The hydrolysis of halocarbon refrigerants in freeze desalination processes part II. Theoretical prediction of hydrolysis rates and comparison with experimental data

Abstract

A theoretical model has been developed for the calculation of the hydrolysis rate constant of freon refrigerants. The model is based on the assumption that the rate determining step in the hydrolysis of a halocarbon is the primary ionization of the neutral molecule to a carbonium ion and a halide ion. The theory includes the effects of hydration of ions as well as the effects of the dielectric constant and ionic strength of the solution. Comparison of the theory with experimental hydrolysis rate constants for Freon 21 (CHCl 2F), Freon 31 (CH 2ClF) and Freon 114 (CClF 2CClF 2) gives excellent agreement with three adjustable parameters, the Arrhenius collision frequency, the hydration energy of the carbonium ion and the ionic distance of closest approach.
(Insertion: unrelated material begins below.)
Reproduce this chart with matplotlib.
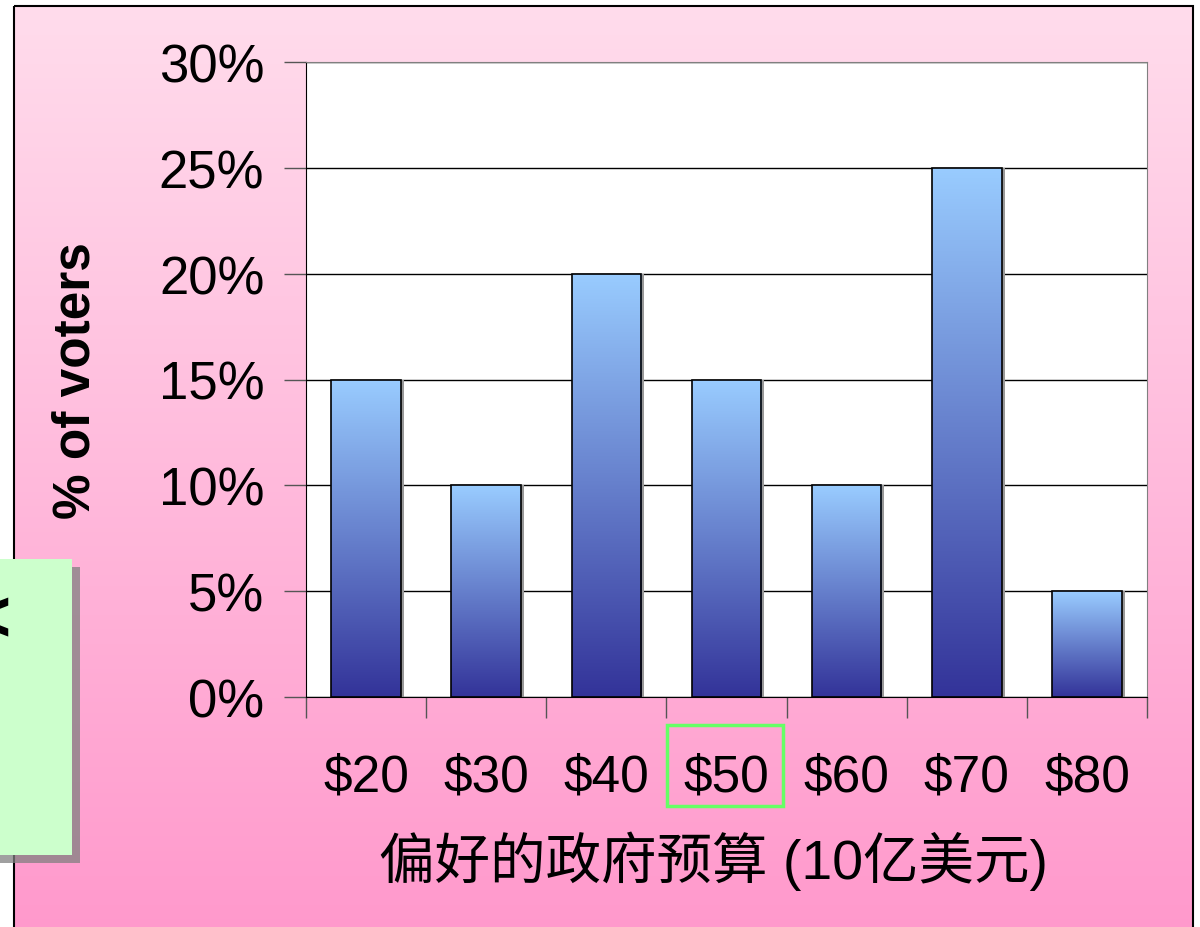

The hydration energy is the controlling value in the model and the best fit to the data is obtained for a value of 115 kcal per mole. This value is the electrostatic equivalent of five water molecules of hydration at a separation distance of 2.2 angstroms. The model can be used to predict the hydrolysis rate constants of other refrigerants which are of interest to freeze or hydrate desalination processes since convenient semi-empirical methods for predicting the required thermodynamic and molecular parameters for the model can be utilized in the absence of tabulated data.